MATERIAL SHOWN

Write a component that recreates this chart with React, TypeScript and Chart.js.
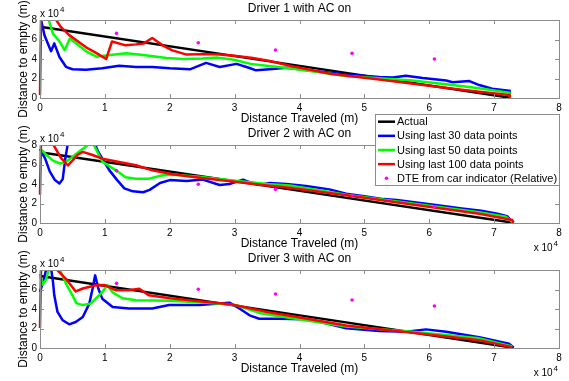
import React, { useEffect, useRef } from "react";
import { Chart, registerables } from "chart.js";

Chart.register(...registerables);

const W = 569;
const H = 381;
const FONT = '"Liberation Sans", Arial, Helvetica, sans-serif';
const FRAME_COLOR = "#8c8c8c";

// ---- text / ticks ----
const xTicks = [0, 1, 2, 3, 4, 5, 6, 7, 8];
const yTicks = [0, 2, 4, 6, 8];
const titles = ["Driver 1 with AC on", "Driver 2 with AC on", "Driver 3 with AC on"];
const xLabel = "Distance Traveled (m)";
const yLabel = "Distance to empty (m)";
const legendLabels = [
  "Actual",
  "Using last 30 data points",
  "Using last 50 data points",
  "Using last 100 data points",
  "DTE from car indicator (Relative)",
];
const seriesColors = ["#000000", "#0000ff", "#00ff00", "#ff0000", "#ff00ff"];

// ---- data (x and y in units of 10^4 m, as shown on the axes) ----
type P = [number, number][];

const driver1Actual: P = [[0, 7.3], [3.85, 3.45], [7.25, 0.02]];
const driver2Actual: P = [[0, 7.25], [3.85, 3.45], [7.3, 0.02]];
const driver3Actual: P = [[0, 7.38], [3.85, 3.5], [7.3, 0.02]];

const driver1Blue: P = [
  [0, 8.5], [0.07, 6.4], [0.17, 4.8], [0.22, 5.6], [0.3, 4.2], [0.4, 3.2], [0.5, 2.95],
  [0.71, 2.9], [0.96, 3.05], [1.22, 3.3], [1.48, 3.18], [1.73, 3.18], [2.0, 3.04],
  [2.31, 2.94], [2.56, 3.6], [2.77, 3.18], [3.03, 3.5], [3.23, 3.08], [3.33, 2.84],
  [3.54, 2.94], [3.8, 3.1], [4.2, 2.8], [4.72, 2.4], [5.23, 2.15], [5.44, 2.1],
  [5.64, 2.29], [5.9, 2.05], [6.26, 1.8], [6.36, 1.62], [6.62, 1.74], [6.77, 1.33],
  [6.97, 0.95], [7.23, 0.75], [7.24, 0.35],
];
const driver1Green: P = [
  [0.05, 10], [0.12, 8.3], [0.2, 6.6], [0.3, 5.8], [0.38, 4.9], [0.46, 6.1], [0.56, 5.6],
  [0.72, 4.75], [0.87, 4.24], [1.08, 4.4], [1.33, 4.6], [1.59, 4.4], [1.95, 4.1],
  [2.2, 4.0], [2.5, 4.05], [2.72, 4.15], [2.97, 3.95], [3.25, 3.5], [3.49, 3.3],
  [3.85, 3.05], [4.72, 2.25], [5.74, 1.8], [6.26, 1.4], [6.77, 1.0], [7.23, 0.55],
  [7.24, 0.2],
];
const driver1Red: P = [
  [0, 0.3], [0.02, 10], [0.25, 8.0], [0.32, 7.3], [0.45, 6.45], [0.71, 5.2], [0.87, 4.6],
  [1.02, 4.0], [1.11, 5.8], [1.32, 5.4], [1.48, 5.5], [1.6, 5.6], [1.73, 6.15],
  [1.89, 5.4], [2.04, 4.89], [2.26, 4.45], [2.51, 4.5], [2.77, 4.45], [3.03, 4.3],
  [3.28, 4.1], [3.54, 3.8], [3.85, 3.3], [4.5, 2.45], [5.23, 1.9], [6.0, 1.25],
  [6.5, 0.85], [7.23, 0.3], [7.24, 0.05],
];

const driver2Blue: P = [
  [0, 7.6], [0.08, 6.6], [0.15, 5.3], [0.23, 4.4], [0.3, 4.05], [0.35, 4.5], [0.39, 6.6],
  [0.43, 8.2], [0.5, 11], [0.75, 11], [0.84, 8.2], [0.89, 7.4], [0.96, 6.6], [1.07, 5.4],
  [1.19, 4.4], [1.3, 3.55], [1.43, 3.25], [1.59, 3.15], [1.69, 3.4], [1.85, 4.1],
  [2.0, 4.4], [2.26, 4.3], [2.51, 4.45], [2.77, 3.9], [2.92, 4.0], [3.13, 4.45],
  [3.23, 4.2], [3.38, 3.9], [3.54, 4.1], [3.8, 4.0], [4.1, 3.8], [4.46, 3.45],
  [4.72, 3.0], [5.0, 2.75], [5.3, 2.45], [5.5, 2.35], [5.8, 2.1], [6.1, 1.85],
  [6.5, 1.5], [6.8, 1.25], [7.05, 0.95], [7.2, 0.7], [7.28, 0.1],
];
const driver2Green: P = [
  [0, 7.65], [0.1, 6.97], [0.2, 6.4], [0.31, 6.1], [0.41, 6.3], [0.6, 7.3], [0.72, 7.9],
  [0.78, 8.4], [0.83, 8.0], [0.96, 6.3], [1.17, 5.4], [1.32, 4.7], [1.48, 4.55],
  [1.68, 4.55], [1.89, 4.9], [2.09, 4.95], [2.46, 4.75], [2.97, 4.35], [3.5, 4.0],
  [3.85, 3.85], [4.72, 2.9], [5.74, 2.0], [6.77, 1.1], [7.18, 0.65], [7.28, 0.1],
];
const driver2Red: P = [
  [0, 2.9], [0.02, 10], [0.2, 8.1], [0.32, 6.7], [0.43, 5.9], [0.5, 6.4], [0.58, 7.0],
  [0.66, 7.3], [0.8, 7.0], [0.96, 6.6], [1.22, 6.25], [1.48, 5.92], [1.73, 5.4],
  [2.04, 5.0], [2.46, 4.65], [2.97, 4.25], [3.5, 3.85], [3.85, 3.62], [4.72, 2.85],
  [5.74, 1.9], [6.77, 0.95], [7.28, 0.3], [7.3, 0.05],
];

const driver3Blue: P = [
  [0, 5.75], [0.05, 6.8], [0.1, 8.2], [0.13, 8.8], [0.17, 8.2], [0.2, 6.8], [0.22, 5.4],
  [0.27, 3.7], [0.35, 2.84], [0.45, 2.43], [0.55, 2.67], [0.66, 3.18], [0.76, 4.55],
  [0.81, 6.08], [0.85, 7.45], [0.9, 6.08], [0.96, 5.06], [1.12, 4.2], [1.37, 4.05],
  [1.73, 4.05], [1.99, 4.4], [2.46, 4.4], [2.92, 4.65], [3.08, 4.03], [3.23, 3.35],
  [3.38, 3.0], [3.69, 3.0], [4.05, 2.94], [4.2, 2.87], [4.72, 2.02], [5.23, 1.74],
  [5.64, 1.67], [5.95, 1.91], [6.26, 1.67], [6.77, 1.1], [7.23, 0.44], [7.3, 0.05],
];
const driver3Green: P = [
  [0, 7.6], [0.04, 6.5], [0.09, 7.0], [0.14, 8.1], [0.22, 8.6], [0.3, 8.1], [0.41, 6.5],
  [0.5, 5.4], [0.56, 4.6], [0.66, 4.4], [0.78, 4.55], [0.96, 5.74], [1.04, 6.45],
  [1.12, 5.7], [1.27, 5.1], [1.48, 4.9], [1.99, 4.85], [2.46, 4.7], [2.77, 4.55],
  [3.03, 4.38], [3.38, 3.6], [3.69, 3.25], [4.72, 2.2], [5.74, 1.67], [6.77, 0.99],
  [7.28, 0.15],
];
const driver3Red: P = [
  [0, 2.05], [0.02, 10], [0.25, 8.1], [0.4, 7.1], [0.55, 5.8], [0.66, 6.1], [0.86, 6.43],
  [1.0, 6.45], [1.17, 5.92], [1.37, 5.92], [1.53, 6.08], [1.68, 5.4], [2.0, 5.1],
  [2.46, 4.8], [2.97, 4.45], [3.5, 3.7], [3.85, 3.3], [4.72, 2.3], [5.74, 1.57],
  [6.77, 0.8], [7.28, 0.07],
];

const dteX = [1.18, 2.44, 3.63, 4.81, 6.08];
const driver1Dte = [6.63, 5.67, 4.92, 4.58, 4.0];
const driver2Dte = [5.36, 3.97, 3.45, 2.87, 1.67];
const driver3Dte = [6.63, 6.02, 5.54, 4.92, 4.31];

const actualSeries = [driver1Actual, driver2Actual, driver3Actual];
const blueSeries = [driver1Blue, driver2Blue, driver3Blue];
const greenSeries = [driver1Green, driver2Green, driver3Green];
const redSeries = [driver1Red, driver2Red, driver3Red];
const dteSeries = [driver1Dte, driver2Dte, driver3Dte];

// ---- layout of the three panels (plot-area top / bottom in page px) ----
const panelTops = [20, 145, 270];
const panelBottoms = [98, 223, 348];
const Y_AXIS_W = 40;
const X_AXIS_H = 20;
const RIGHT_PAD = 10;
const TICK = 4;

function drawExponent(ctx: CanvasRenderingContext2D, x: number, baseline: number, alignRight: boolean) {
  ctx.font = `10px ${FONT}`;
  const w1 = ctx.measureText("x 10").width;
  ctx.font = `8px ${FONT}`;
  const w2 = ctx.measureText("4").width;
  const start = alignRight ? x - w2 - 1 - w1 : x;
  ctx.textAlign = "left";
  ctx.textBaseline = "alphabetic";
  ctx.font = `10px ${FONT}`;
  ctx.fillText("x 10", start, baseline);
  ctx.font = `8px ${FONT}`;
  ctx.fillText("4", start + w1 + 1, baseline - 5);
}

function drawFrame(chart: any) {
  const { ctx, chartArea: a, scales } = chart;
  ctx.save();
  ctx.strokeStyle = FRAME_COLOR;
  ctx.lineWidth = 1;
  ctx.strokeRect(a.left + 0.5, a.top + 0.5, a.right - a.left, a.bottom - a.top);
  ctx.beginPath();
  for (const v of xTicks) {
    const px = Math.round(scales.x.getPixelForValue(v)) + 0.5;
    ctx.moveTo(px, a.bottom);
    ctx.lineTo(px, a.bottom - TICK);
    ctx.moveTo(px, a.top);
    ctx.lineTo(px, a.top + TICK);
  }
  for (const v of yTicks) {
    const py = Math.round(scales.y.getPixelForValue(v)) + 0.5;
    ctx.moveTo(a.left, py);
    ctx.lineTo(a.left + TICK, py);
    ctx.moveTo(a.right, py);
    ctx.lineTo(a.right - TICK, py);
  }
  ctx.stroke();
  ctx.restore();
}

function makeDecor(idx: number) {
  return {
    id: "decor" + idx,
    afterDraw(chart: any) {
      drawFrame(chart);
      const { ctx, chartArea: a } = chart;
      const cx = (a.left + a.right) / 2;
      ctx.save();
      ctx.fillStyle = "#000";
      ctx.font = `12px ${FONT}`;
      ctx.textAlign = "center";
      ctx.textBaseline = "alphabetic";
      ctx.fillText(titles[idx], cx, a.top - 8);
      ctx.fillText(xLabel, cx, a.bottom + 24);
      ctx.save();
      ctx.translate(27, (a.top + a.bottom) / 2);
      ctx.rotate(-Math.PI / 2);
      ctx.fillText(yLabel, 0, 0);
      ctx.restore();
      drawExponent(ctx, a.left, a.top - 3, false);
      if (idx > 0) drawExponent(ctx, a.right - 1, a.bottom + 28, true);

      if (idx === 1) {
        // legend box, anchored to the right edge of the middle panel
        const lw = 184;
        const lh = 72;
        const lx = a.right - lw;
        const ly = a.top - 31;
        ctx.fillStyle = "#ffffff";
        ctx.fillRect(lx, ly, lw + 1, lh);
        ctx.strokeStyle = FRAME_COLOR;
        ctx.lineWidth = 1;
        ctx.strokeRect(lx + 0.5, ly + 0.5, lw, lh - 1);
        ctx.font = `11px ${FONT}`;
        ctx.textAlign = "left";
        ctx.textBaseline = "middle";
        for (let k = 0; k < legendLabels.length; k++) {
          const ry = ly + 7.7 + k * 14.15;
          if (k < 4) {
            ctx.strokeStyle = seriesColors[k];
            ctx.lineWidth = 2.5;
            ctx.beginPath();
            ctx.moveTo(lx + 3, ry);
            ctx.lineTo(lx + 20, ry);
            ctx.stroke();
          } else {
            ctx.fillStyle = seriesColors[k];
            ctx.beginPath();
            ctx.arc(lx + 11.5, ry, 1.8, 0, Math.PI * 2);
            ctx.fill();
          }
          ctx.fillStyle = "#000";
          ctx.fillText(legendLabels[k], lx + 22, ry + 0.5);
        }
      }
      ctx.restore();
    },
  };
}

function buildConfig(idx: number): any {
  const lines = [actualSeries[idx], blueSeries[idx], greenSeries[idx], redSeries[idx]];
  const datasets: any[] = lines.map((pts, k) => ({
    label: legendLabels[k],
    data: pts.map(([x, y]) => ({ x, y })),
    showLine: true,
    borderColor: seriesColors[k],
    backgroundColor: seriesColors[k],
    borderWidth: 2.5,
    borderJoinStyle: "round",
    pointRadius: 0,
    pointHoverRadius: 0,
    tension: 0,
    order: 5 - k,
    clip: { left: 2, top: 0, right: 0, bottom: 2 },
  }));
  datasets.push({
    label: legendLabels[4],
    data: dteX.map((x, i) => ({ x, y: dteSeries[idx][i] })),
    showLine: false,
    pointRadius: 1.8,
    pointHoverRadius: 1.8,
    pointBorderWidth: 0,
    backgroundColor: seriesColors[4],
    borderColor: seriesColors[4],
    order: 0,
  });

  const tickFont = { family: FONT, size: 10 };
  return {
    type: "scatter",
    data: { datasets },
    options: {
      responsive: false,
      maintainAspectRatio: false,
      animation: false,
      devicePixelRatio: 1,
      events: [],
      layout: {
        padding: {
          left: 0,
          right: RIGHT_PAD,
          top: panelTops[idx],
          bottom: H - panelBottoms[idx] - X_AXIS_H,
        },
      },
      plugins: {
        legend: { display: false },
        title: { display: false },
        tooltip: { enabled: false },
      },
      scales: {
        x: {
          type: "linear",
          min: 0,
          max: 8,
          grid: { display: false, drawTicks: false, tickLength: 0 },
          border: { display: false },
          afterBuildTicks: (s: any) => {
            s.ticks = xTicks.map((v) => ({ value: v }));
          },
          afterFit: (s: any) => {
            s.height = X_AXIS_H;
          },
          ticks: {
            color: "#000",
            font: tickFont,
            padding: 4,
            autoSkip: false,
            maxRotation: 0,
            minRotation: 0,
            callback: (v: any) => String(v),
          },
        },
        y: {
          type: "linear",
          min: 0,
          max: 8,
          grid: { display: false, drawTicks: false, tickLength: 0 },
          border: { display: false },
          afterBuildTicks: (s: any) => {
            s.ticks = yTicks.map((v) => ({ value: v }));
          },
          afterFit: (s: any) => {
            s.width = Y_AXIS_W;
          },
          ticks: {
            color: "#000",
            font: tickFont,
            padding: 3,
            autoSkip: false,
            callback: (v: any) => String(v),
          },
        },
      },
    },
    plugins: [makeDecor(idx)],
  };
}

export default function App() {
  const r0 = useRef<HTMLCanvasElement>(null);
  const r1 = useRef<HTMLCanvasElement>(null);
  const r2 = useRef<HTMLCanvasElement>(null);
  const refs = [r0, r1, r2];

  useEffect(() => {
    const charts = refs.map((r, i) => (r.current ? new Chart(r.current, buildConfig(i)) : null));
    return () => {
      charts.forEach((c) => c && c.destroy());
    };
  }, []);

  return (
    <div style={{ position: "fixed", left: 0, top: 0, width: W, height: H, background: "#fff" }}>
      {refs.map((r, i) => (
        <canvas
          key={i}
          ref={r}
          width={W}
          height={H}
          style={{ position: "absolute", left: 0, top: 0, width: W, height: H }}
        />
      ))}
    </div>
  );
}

--

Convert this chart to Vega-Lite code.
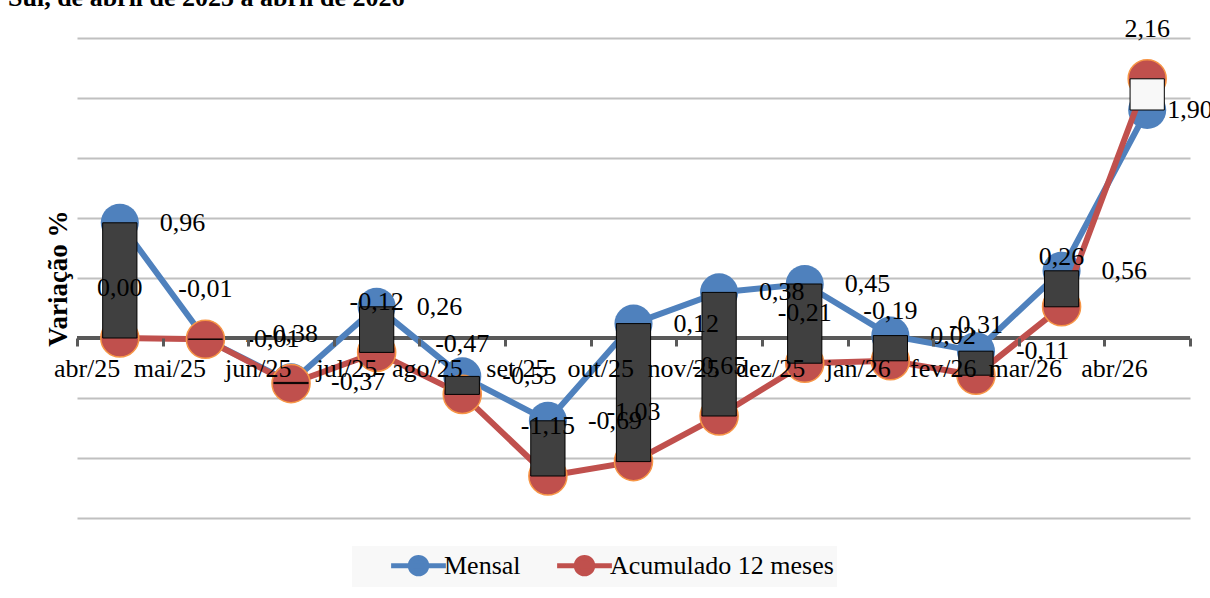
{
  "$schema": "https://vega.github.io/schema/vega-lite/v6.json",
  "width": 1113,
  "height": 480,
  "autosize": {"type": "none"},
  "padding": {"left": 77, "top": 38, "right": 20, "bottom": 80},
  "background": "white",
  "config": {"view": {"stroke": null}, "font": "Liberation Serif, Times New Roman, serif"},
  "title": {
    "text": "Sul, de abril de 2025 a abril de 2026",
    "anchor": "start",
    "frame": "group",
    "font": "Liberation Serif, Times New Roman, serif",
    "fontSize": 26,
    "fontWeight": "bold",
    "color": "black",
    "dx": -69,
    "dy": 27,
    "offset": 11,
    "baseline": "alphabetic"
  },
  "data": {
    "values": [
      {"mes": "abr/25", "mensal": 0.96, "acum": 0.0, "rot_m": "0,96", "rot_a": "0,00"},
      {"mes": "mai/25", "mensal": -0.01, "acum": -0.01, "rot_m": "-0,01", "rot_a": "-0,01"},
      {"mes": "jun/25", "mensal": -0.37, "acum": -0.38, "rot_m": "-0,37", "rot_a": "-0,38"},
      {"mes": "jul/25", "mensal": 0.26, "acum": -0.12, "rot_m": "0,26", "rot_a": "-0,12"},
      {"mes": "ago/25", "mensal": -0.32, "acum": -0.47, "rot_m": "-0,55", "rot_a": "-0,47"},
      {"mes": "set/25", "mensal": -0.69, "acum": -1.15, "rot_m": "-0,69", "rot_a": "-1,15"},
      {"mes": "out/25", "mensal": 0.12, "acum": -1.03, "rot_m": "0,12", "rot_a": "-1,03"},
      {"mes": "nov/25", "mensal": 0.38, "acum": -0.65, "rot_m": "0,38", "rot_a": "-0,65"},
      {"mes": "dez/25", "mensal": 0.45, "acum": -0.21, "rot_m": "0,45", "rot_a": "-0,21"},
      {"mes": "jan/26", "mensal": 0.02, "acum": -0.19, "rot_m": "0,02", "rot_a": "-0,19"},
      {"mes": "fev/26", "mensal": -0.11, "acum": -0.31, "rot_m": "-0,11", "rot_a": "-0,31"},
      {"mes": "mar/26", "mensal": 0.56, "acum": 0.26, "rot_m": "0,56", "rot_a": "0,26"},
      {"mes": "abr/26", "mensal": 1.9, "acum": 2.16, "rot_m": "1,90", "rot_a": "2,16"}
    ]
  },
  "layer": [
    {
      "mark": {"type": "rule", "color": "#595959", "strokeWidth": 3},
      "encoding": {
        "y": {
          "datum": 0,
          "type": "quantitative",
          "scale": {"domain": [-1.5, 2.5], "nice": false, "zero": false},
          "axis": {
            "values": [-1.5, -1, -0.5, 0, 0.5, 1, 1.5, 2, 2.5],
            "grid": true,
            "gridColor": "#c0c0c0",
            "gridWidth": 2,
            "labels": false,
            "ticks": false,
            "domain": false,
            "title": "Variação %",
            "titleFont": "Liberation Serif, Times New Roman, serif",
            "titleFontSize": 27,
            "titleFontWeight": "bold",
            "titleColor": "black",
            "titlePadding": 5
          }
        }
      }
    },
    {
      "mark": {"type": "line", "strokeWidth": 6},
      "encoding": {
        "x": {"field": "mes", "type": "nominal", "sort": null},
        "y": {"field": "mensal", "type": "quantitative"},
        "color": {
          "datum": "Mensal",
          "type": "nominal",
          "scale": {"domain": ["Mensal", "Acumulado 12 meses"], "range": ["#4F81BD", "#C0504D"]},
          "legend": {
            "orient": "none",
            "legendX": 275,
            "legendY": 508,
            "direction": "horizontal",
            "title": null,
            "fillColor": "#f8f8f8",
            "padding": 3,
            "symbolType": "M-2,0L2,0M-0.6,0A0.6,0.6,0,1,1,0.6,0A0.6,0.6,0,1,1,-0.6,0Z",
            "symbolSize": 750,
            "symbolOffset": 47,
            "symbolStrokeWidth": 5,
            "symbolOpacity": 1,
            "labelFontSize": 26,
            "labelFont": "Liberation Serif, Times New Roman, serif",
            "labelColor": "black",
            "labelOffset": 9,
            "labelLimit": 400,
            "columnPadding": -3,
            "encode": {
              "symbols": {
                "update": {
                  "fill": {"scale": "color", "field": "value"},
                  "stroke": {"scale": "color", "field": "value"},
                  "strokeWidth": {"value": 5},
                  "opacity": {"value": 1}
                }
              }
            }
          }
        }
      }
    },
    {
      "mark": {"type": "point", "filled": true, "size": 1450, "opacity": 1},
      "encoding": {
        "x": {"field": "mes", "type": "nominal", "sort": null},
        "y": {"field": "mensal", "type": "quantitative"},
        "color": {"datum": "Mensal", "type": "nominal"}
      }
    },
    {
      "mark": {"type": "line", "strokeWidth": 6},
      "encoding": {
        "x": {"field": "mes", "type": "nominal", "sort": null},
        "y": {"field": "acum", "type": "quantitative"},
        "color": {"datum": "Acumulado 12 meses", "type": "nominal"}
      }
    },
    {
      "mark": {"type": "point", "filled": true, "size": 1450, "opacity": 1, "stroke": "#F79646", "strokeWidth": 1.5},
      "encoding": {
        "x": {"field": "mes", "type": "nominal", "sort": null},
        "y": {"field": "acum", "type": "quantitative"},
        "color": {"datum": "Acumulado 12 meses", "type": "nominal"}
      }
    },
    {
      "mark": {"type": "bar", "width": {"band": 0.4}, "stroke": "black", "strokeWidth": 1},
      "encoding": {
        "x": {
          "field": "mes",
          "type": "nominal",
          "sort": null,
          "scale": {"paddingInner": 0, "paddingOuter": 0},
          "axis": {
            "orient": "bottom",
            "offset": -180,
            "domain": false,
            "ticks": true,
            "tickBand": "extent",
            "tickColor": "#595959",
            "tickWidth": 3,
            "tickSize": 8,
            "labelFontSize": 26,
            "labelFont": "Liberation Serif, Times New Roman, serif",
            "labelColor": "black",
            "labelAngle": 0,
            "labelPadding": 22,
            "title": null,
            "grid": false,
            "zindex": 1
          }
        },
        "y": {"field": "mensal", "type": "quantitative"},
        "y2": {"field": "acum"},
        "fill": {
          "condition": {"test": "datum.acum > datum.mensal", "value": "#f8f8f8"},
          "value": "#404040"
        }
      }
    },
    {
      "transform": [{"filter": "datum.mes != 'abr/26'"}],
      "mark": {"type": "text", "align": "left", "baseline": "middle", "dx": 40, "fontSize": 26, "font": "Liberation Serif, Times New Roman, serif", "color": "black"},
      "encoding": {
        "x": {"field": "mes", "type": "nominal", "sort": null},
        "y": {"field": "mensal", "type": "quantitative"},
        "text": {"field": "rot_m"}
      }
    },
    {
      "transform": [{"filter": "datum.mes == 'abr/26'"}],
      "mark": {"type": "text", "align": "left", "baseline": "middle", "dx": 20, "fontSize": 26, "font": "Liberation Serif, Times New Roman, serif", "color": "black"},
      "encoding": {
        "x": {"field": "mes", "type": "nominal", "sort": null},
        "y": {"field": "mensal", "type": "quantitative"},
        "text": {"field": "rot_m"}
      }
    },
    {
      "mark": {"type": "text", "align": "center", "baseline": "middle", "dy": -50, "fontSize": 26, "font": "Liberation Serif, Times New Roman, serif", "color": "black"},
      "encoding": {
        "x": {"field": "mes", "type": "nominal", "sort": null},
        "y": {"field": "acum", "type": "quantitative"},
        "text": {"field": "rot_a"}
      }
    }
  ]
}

WHAT THE TASK ASKS
Without any pictures, set down the lines from the one holding "Write a component" through the one holding "const driver3Actual: P".

TASK RESPONSE
Write a component that recreates this chart with React, TypeScript and Chart.js.
import React, { useEffect, useRef } from "react";
import { Chart, registerables } from "chart.js";

Chart.register(...registerables);

const W = 569;
const H = 381;
const FONT = '"Liberation Sans", Arial, Helvetica, sans-serif';
const FRAME_COLOR = "#8c8c8c";

// ---- text / ticks ----
const xTicks = [0, 1, 2, 3, 4, 5, 6, 7, 8];
const yTicks = [0, 2, 4, 6, 8];
const titles = ["Driver 1 with AC on", "Driver 2 with AC on", "Driver 3 with AC on"];
const xLabel = "Distance Traveled (m)";
const yLabel = "Distance to empty (m)";
const legendLabels = [
  "Actual",
  "Using last 30 data points",
  "Using last 50 data points",
  "Using last 100 data points",
  "DTE from car indicator (Relative)",
];
const seriesColors = ["#000000", "#0000ff", "#00ff00", "#ff0000", "#ff00ff"];

// ---- data (x and y in units of 10^4 m, as shown on the axes) ----
type P = [number, number][];

const driver1Actual: P = [[0, 7.3], [3.85, 3.45], [7.25, 0.02]];
const driver2Actual: P = [[0, 7.25], [3.85, 3.45], [7.3, 0.02]];
const driver3Actual: P = [[0, 7.38], [3.85, 3.5], [7.3, 0.02]];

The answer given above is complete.